The Generalized Minimal Residual (GMRES) method is the standard Krylov subspace solver for general (non-symmetric) linear systems \(\bA\bx = \bb\). Unlike CG, it does not require \(\bA\) to be symmetric or positive definite.
Residual Minimization and Krylov Subspaces
The Minimization Problem: At each step \(k\), GMRES finds the approximate solution \(\bx_k\) in the affine space \(\bx_0 + \mathcal{K}_k(\bA, \br_0)\) that minimizes the Euclidean norm of the residual: \[
\begin{align}
\bx_k = \arg\min_{\bx \in \bx_0 + \mathcal{K}_k} \|\bb - \bA\bx\|_2.
\end{align}
\] Because the residual norm is minimized explicitly, it is guaranteed to be non-increasing with \(k\).
The Arnoldi Process
Basis Construction: To compute this minimum efficiently, GMRES uses the Arnoldi process to build an orthonormal basis \(V_k = [\bv_1, \bv_2, ..., \bv_k]\) for \(\mathcal{K}_k\). This process is essentially a Gram-Schmidt orthogonalization of the Krylov sequence.

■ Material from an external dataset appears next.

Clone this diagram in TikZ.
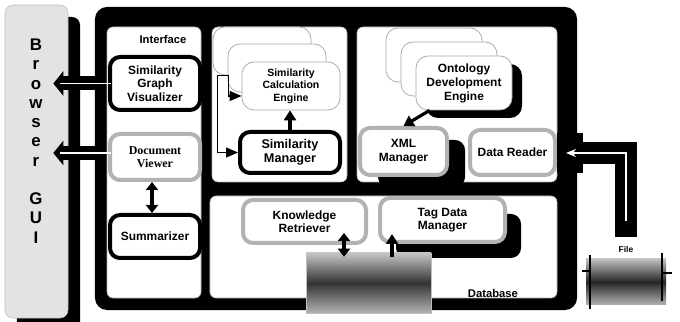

The \(k\) steps of the Arnoldi process yield the fundamental relation: \[
\begin{align}
\bA V_k = V_{k+1} \bar{H}_k,
\end{align}
\] where \(\bar{H}_k\) is an \((k+1) \times k\) upper Hessenberg matrix. This relation expresses the action of \(\bA\) on the basis \(V_k\) in terms of the expanded basis \(V_{k+1}\).
Reduction to Hessenberg Least Squares
The critical insight of GMRES is that the \(n\)-dimensional residual minimization problem can be projected onto the \(k\)-dimensional Krylov subspace, resulting in a much smaller problem.
Let \(\bx_k = \bx_0 + V_k \by\) for some \(\by \in \fR^k\). The residual norm satisfies: \[
\begin{align}
\|\br_k\|_2 = \|\beta \be_1 - \bar{H}_k \by\|_2,
\end{align}
\] where \(\beta = \|\br_0\|_2\) and \(\be_1\) is the first canonical basis vector. Solving the original problem thus reduces to solving a \((k+1) \times k\) least-squares problem for \(\by\) using the small matrix \(\bar{H}_k\).
Optimality: By definition, GMRES finds the absolute best solution available in the growing Krylov subspace. The residual norm is non-increasing.
Restarted GMRES(\(m\))
The Memory Wall: Full GMRES storage costs \(O(kn)\) and work grows quadratically with \(k\) (due to orthogonalization). Restarting after \(m\) steps prevents memory explosion but can lead to stagnation.
Convergence and Preconditioning
\[
\begin{align}
\frac{\|\br_k\|_2}{\|\br_0\|_2} \leq \min_{p \in \mathcal{P}_k, p(0)=1} \max_{\lambda \in \sigma(\bA)} |p(\lambda)|.
\end{align}
\]
GMRES vs. CG: Compare residual plots for a symmetric system. Why is CG usually faster?
Restarting: Test GMRES(\(m\)) on a non-symmetric system for \(m=5, 20, 50\). Observe how small \(m\) can cause ``plateaus’’ in convergence.
Arnoldi: Implement the Arnoldi process via Modified Gram-Schmidt. Verify the Hessenberg structure of \(H_k = V_k^T \bA V_k\).